The problem: Restate the listing that follows word for word, without its pictures.

Supplied information:
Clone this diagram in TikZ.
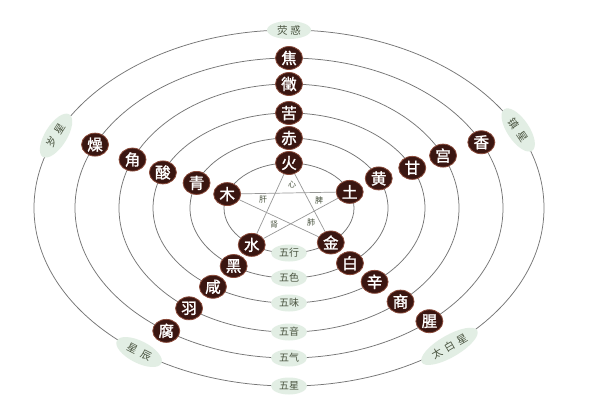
\documentclass[tikz,border=0pt]{standalone}
\usepackage{fontspec}
\newfontfamily\cjk{Noto Sans CJK SC}
\newfontfamily\cjkb[FakeBold=1.6]{Noto Sans CJK SC}
\usetikzlibrary{shapes.geometric}
\definecolor{ringc}{HTML}{767676}
\definecolor{diskc}{HTML}{3A1611}
\definecolor{diskrim}{HTML}{8A4A3A}
\definecolor{bubc}{HTML}{E2EEE4}
\definecolor{labtxt}{HTML}{4A5440}
\tikzset{
 ringline/.style={draw=ringc, line width=0.75pt},
 starline/.style={draw=ringc!75, line width=0.7pt},
 diskn/.style={ellipse, fill=diskc, draw=diskrim, line width=0.8pt, minimum width=27pt, minimum height=23pt, inner sep=0pt, text=white, font=\cjkb\fontsize{15.5}{15.5}\selectfont},
 bubble/.style={ellipse, fill=bubc, inner sep=0.5pt, minimum width=36pt, minimum height=17pt, text=labtxt, font=\cjk\fontsize{10}{10}\selectfont},
 starbub/.style={ellipse, fill=bubc, inner sep=0.5pt, minimum width=50pt, minimum height=22pt, text=labtxt, font=\cjk\fontsize{10.5}{10.5}\selectfont},
 organ/.style={text=labtxt, font=\cjk\fontsize{8}{8}\selectfont, inner sep=0.5pt},
}
\begin{document}
\begin{tikzpicture}[x=1pt,y=1pt]
\useasboundingbox[fill=white] (0,-400) rectangle (600,0);
\begin{scope}[shift={(289,-208)}]
\coordinate (c) at (0,0);
\foreach \rx/\ry in {65/45,99/70,136/95,170/124,214/150,255/178}
  \draw[ringline] (c) ellipse [x radius=\rx pt, y radius=\ry pt];
% top arm
\node[diskn] (huo) at (90:65 and 45) {火};
\node[diskn] (chi) at (90:99 and 70) {赤};
\node[diskn] (ku) at (90:136 and 95) {苦};
\node[diskn] (zhi) at (90:170 and 124) {徵};
\node[diskn] (jiao) at (90:214 and 150) {焦};
\node[starbub, minimum width=44pt, minimum height=18pt] (yinghuo) at (90:255 and 178) {荧\hspace{3pt}惑};
% left arm
\node[diskn] (mu) at (162:65 and 45) {木};
\node[diskn] (qing) at (159:99 and 70) {青};
\node[diskn] (suan) at (158:136 and 95) {酸};
\node[diskn] (jue) at (157:170 and 124) {角};
\node[diskn] (zao) at (155:214 and 150) {燥};
\node[starbub, rotate=58] (suixing) at (156:255 and 178) {岁\hspace{5pt}星};
% right arm
\node[diskn] (tu) at (21:65 and 45) {土};
\node[diskn] (huang) at (25:99 and 70) {黄};
\node[diskn] (gan) at (25:136 and 95) {甘};
\node[diskn] (gong) at (25:170 and 124) {宫};
\node[diskn] (xiang) at (26:214 and 150) {香};
\node[starbub, rotate=-56] (zhenxing) at (26:255 and 178) {镇\hspace{5pt}星};
% lower left arm
\node[diskn] (shui) at (235:65 and 45) {水};
\node[diskn] (hei) at (236:99 and 70) {黑};
\node[diskn] (xian) at (236:136 and 95) {咸};
\node[diskn] (yu) at (234:170 and 124) {羽};
\node[diskn] (fu) at (235:214 and 150) {腐};
\node[starbub, rotate=-27] (chenxing) at (234:255 and 178) {星\hspace{5pt}辰};
% lower right arm
\node[diskn] (jin) at (310:65 and 45) {金};
\node[diskn] (bai) at (308:99 and 70) {白};
\node[diskn] (xin) at (309:136 and 95) {辛};
\node[diskn] (shang) at (311:170 and 124) {商};
\node[diskn] (xing) at (311:214 and 150) {腥};
\node[starbub, rotate=30, minimum width=64pt] (taibai) at (309:255 and 178) {太\hspace{4pt}白\hspace{4pt}星};
% bottom labels
\node[bubble] (wuxing) at (270:65 and 45) {五行};
\node[bubble] (wuse) at (270:99 and 70) {五色};
\node[bubble] (wuwei) at (270:136 and 95) {五味};
\node[bubble] (wuyin) at (270:170 and 124) {五音};
\node[bubble] (wuqi) at (270:214 and 150) {五气};
\node[bubble] (wuxingstar) at (270:255 and 178) {五星};
% pentagram
\draw[starline] (huo) -- (shui);
\draw[starline] (shui) -- (tu);
\draw[starline] (tu) -- (mu);
\draw[starline] (mu) -- (jin);
\draw[starline] (jin) -- (huo);
% organs
\node[organ] (xinzang) at (3,23) {心};
\node[organ] (gan2) at (-26,8) {肝};
\node[organ] (pi) at (30,8) {脾};
\node[organ] (shen) at (-15,-17) {肾};
\node[organ] (fei) at (22,-15) {肺};
\end{scope}
\end{tikzpicture}
\end{document}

Answer for the task:
Clone this diagram in TikZ.
\documentclass[tikz,border=0pt]{standalone}
\usepackage{fontspec}
\newfontfamily\cjk{Noto Sans CJK SC}
\newfontfamily\cjkb[FakeBold=1.6]{Noto Sans CJK SC}
\usetikzlibrary{shapes.geometric}
\definecolor{ringc}{HTML}{767676}
\definecolor{diskc}{HTML}{3A1611}
\definecolor{diskrim}{HTML}{8A4A3A}
\definecolor{bubc}{HTML}{E2EEE4}
\definecolor{labtxt}{HTML}{4A5440}
\tikzset{
 ringline/.style={draw=ringc, line width=0.75pt},
 starline/.style={draw=ringc!75, line width=0.7pt},
 diskn/.style={ellipse, fill=diskc, draw=diskrim, line width=0.8pt, minimum width=27pt, minimum height=23pt, inner sep=0pt, text=white, font=\cjkb\fontsize{15.5}{15.5}\selectfont},
 bubble/.style={ellipse, fill=bubc, inner sep=0.5pt, minimum width=36pt, minimum height=17pt, text=labtxt, font=\cjk\fontsize{10}{10}\selectfont},
 starbub/.style={ellipse, fill=bubc, inner sep=0.5pt, minimum width=50pt, minimum height=22pt, text=labtxt, font=\cjk\fontsize{10.5}{10.5}\selectfont},
 organ/.style={text=labtxt, font=\cjk\fontsize{8}{8}\selectfont, inner sep=0.5pt},
}
\begin{document}
\begin{tikzpicture}[x=1pt,y=1pt]
\useasboundingbox[fill=white] (0,-400) rectangle (600,0);
\begin{scope}[shift={(289,-208)}]
\coordinate (c) at (0,0);
\foreach \rx/\ry in {65/45,99/70,136/95,170/124,214/150,255/178}
  \draw[ringline] (c) ellipse [x radius=\rx pt, y radius=\ry pt];
% top arm
\node[diskn] (huo) at (90:65 and 45) {火};
\node[diskn] (chi) at (90:99 and 70) {赤};
\node[diskn] (ku) at (90:136 and 95) {苦};
\node[diskn] (zhi) at (90:170 and 124) {徵};
\node[diskn] (jiao) at (90:214 and 150) {焦};
\node[starbub, minimum width=44pt, minimum height=18pt] (yinghuo) at (90:255 and 178) {荧\hspace{3pt}惑};
% left arm
\node[diskn] (mu) at (162:65 and 45) {木};
\node[diskn] (qing) at (159:99 and 70) {青};
\node[diskn] (suan) at (158:136 and 95) {酸};
\node[diskn] (jue) at (157:170 and 124) {角};
\node[diskn] (zao) at (155:214 and 150) {燥};
\node[starbub, rotate=58] (suixing) at (156:255 and 178) {岁\hspace{5pt}星};
% right arm
\node[diskn] (tu) at (21:65 and 45) {土};
\node[diskn] (huang) at (25:99 and 70) {黄};
\node[diskn] (gan) at (25:136 and 95) {甘};
\node[diskn] (gong) at (25:170 and 124) {宫};
\node[diskn] (xiang) at (26:214 and 150) {香};
\node[starbub, rotate=-56] (zhenxing) at (26:255 and 178) {镇\hspace{5pt}星};
% lower left arm
\node[diskn] (shui) at (235:65 and 45) {水};
\node[diskn] (hei) at (236:99 and 70) {黑};
\node[diskn] (xian) at (236:136 and 95) {咸};
\node[diskn] (yu) at (234:170 and 124) {羽};
\node[diskn] (fu) at (235:214 and 150) {腐};
\node[starbub, rotate=-27] (chenxing) at (234:255 and 178) {星\hspace{5pt}辰};
% lower right arm
\node[diskn] (jin) at (310:65 and 45) {金};
\node[diskn] (bai) at (308:99 and 70) {白};
\node[diskn] (xin) at (309:136 and 95) {辛};
\node[diskn] (shang) at (311:170 and 124) {商};
\node[diskn] (xing) at (311:214 and 150) {腥};
\node[starbub, rotate=30, minimum width=64pt] (taibai) at (309:255 and 178) {太\hspace{4pt}白\hspace{4pt}星};
% bottom labels
\node[bubble] (wuxing) at (270:65 and 45) {五行};
\node[bubble] (wuse) at (270:99 and 70) {五色};
\node[bubble] (wuwei) at (270:136 and 95) {五味};
\node[bubble] (wuyin) at (270:170 and 124) {五音};
\node[bubble] (wuqi) at (270:214 and 150) {五气};
\node[bubble] (wuxingstar) at (270:255 and 178) {五星};
% pentagram
\draw[starline] (huo) -- (shui);
\draw[starline] (shui) -- (tu);
\draw[starline] (tu) -- (mu);
\draw[starline] (mu) -- (jin);
\draw[starline] (jin) -- (huo);
% organs
\node[organ] (xinzang) at (3,23) {心};
\node[organ] (gan2) at (-26,8) {肝};
\node[organ] (pi) at (30,8) {脾};
\node[organ] (shen) at (-15,-17) {肾};
\node[organ] (fei) at (22,-15) {肺};
\end{scope}
\end{tikzpicture}
\end{document}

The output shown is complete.